FG’s  Endless Borrowing 

The Senate last Tuesday approved President Bola Tinubu’s external borrowing plan of over $21 billion for the 2025–2026 fiscal cycle.

The comprehensive borrowing package includes $21.19billion in direct foreign loans, €4billion, ¥15billion, a $65million grant and domestic borrowing through government bonds totalling approximately ₦757billion.

Also included was a provision to raise up to $2billion through a foreign-currency-denominated instrument in the domestic market.

The approval followed the presentation of a report by the Chairman of the Senate Committee on Local and Foreign Debt, Senator Aliyu Wamako, who noted that the plan was first submitted to the National Assembly on May 27,2025 but was delayed due to legislative recess and documentation issues from the Debt Management Office (DMO).

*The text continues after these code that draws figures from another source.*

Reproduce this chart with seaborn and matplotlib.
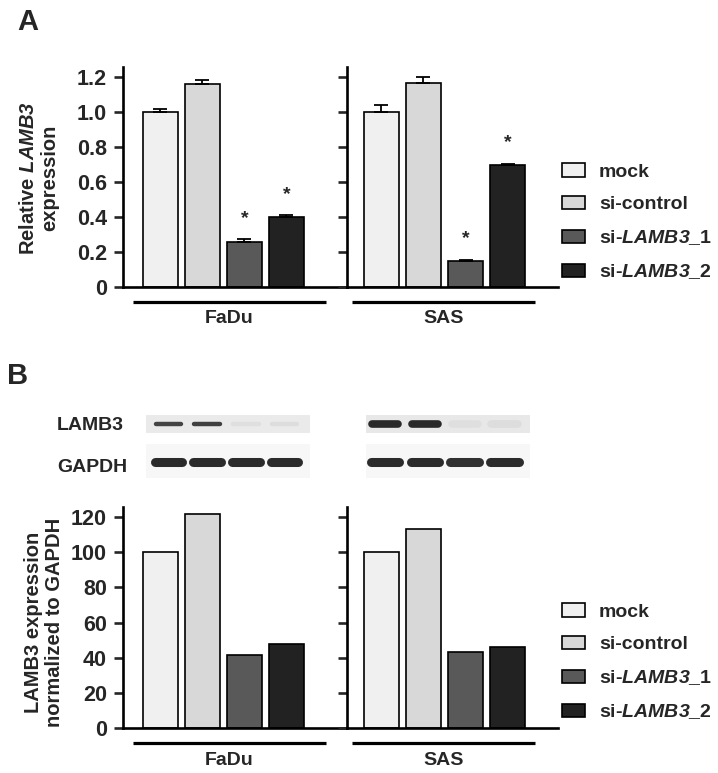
import numpy as np
import matplotlib
matplotlib.use('Agg')
import matplotlib.pyplot as plt
import seaborn as sns
import pandas as pd
from matplotlib.patches import Patch

# data
groups = ['mock', 'si-control', 'si-LAMB3_1', 'si-LAMB3_2']
legend_labels = ['mock', 'si-control', r'si-$\mathrm{LAMB3}$_1', r'si-$\mathrm{LAMB3}$_2']
colors = ['#f0f0f0', '#d8d8d8', '#595959', '#222222']

# panel A: qPCR, relative expression (mean and upper error)
fadu_rel = [1.00, 1.16, 0.26, 0.40]
fadu_err = [0.02, 0.025, 0.015, 0.012]
sas_rel = [1.00, 1.17, 0.15, 0.70]
sas_err = [0.04, 0.03, 0.006, 0.006]
fadu_sig = [False, False, True, True]
sas_sig = [False, False, True, True]

# panel B: densitometry, normalized to GAPDH
fadu_norm = [100, 122, 41.5, 47.5]
sas_norm = [100, 113, 43.5, 46]

# blot band intensities (0 = no band, 1 = black)
lamb3_fadu = [0.78, 0.80, 0.05, 0.06]
lamb3_sas = [0.90, 0.90, 0.04, 0.05]
gapdh_fadu = [0.90, 0.90, 0.90, 0.90]
gapdh_sas = [0.90, 0.90, 0.88, 0.90]

sns.set_style('white')
plt.rcParams['font.family'] = ['Liberation Sans', 'DejaVu Sans']
plt.rcParams['font.weight'] = 'bold'
# math text is only used for the italic gene names
plt.rcParams['mathtext.fontset'] = 'custom'
plt.rcParams['mathtext.it'] = 'Liberation Sans:italic:bold'
plt.rcParams['mathtext.rm'] = 'Liberation Sans:italic:bold'

W, H = 718, 773
fig = plt.figure(figsize=(W / 100, H / 100), dpi=100)


def box(x0, y0, x1, y1):
    # pixel box (top-left origin) -> figure fraction rect
    return [x0 / W, 1 - y1 / H, (x1 - x0) / W, (y1 - y0) / H]


def bar_panel(ax, values, xlim, ylim, yticks, ticklabels, cell, line_span,
              err=None, sig=None):
    df = pd.DataFrame({'group': groups, 'value': values})
    sns.barplot(data=df, x='group', y='value', hue='group', order=groups,
                hue_order=groups, palette=colors, edgecolor='black',
                linewidth=1.2, width=0.84, legend=False, ax=ax, errorbar=None)
    if err is not None:
        ax.errorbar(range(len(values)), values, yerr=[np.zeros(len(err)), err],
                    fmt='none', ecolor='black', elinewidth=1.3, capsize=5,
                    capthick=1.3, zorder=1)
        for i, s in enumerate(sig):
            if s:
                ax.text(i, values[i] + err[i] + 0.07, '*', ha='center',
                        va='bottom', fontsize=14, fontweight='bold')
    ax.set_xlim(*xlim)
    ax.set_ylim(*ylim)
    ax.set_yticks(yticks)
    ax.set_yticklabels(ticklabels)
    ax.set_xticks([])
    ax.set_xlabel('')
    ax.set_ylabel('')
    for side in ['top', 'right']:
        ax.spines[side].set_visible(False)
    for side in ['left', 'bottom']:
        ax.spines[side].set_linewidth(1.9)
        ax.spines[side].set_color('black')
    ax.tick_params(axis='y', direction='out', length=6.5, width=1.9,
                   pad=5, labelsize=15.5, left=True)
    ax.patch.set_alpha(0)
    # cell line bar and name under the group
    tr = ax.get_xaxis_transform()
    ax.plot(line_span, [-0.068, -0.068], color='black', lw=2.3,
            transform=tr, clip_on=False, solid_capstyle='butt')
    ax.text(np.mean(line_span), -0.145, cell, transform=tr, ha='center',
            va='center', fontsize=14, fontweight='bold')


# ---- panel A ----
ticksA = [0, 0.2, 0.4, 0.6, 0.8, 1.0, 1.2]
labelsA = ['0', '0.2', '0.4', '0.6', '0.8', '1.0', '1.2']
axA1 = fig.add_axes(box(123, 67, 347, 287))
axA2 = fig.add_axes(box(347, 67, 558, 287))
bar_panel(axA1, fadu_rel, (-0.89, 4.44), (0, 1.26), ticksA, labelsA, 'FaDu',
          (-0.66, 3.94), fadu_err, fadu_sig)
bar_panel(axA2, sas_rel, (-0.82, 4.2), (0, 1.26), ticksA, [''] * 7, 'SAS',
          (-0.70, 3.66), sas_err, sas_sig)

fig.text(39 / W, 1 - 178 / H, 'Relative $\\mathrm{LAMB3}$\nexpression',
         rotation=90, ha='center', va='center', fontsize=14.5,
         fontweight='bold', multialignment='center')
fig.text(17 / W, 1 - 22 / H, 'A', fontsize=21, fontweight='bold',
         ha='left', va='center')

# ---- panel B ----
ticksB = [0, 20, 40, 60, 80, 100, 120]
labelsB = [str(t) for t in ticksB]
axB1 = fig.add_axes(box(123, 507, 347, 728))
axB2 = fig.add_axes(box(347, 507, 558, 728))
bar_panel(axB1, fadu_norm, (-0.89, 4.44), (0, 125.7), ticksB, labelsB, 'FaDu',
          (-0.66, 3.94))
bar_panel(axB2, sas_norm, (-0.82, 4.2), (0, 125.7), ticksB, [''] * 7, 'SAS',
          (-0.70, 3.66))

fig.text(44 / W, 1 - 622 / H, 'LAMB3 expression\nnormalized to GAPDH',
         rotation=90, ha='center', va='center', fontsize=14.5,
         fontweight='bold', multialignment='center', linespacing=1.15)
fig.text(7 / W, 1 - 376 / H, 'B', fontsize=21, fontweight='bold',
         ha='left', va='center')


# ---- western blots ----
def blot(ax, lamb3, gapdh, xlim, lamb3_lw, strip_color):
    ax.set_xlim(*xlim)
    ax.set_ylim(1.71, -0.38)
    ax.axis('off')
    ax.axhspan(-0.24, 0.24, color=strip_color, lw=0)
    ax.axhspan(0.52, 1.45, color='#f7f7f7', lw=0)
    for i, v in enumerate(lamb3):
        ax.plot([i - 0.33, i + 0.33], [0, 0], color='#151515', alpha=v,
                lw=lamb3_lw, solid_capstyle='round')
    for i, v in enumerate(gapdh):
        ax.plot([i - 0.36, i + 0.36], [1, 1], color='#151515', alpha=v,
                lw=6.5, solid_capstyle='round')


axW1 = fig.add_axes(box(146, 410, 310, 488))
blot(axW1, lamb3_fadu, gapdh_fadu, (-0.58, 3.66), 3.2, '#eaeaea')
axW2 = fig.add_axes(box(366, 410, 530, 488))
blot(axW2, lamb3_sas, gapdh_sas, (-0.48, 3.64), 5.5, '#e8e8e8')

fig.text(57 / W, 1 - 426 / H, 'LAMB3', fontsize=14, fontweight='bold',
         ha='left', va='center')
fig.text(57 / W, 1 - 468 / H, 'GAPDH', fontsize=14, fontweight='bold',
         ha='left', va='center')

# ---- legends ----
handles = [Patch(facecolor=c, edgecolor='black', linewidth=1.2) for c in colors]
for top in (163, 603):
    fig.legend(handles, legend_labels, loc='upper left',
               bbox_to_anchor=(562 / W, 1 - top / H), frameon=False,
               fontsize=14, handlelength=1.2, handleheight=0.7,
               handletextpad=0.7, labelspacing=0.78, borderpad=0,
               borderaxespad=0)

plt.savefig('out.png', dpi=100)
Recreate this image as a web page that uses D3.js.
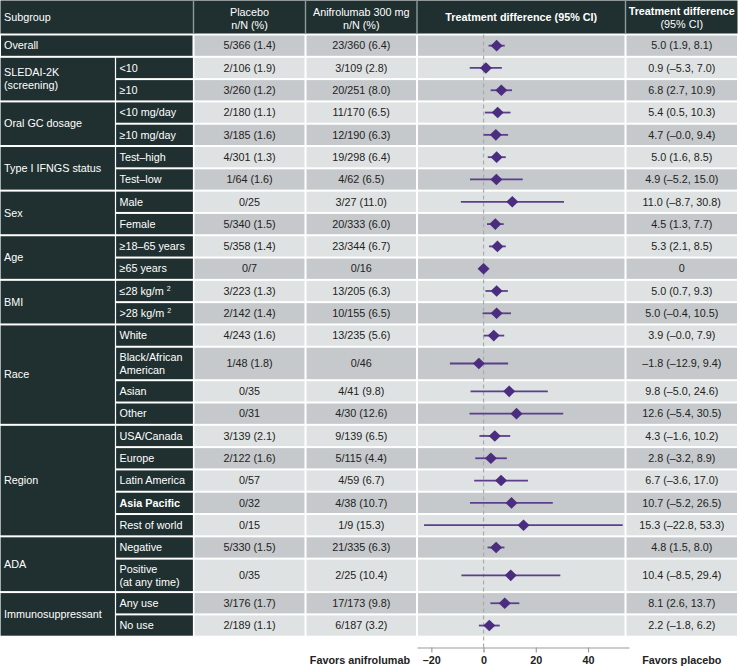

The Chairman of the Senate Committee on Appropriations, Senator Olamilekan Adeola, defended the borrowing, saying it aligns with global economic practices.

The fresh approval comes amid Nigeria’s expanding borrowing profile under the Tinubu’s administration and the huge revenue being raked in by the federal government.

For instance, in November 2023, the president sought legislative approval for a $7.8 billion and €100 million borrowing plan to fund key infrastructure and social development projects over the 2022–2024 period.

In March 2025, Tinubu sought legislative approval for a new external borrowing plan of over $21.5 billion, and a domestic bond issuance of ₦757.9 billion to settle outstanding national pension liabilities.

Meanwhile, as of March 2025, the country’s total public debt stock stood at over ₦121 trillion (approximately $91 billion), according to figures released by the DMO.

Despite frequently raised concerns over the sustainability of the country’s borrowing spree, warning of future repayment burdens and fiscal vulnerabilities, the federal government has, however, maintained that concessional loans are essential to bridging Nigeria’s infrastructure gap and stimulating growth.

Each request comes amid clamour by opposition political parties, civil society organisations and others for the federal government to stop borrowing for recurrent expenditure. They also urged agents and officials of the federal government, including the Presidency to curtail their extravagant and excessive lifestyles, and tackle  corruption in the system, which they feel is still very high.

Despite these borrowings, life has not improved for many Nigerians. Infrastructure such as roads are still in deplorable conditions; there is no electricity supply and no quality hospitals.

Again, federal institutions are still grossly under-funded while lecturers threaten strike.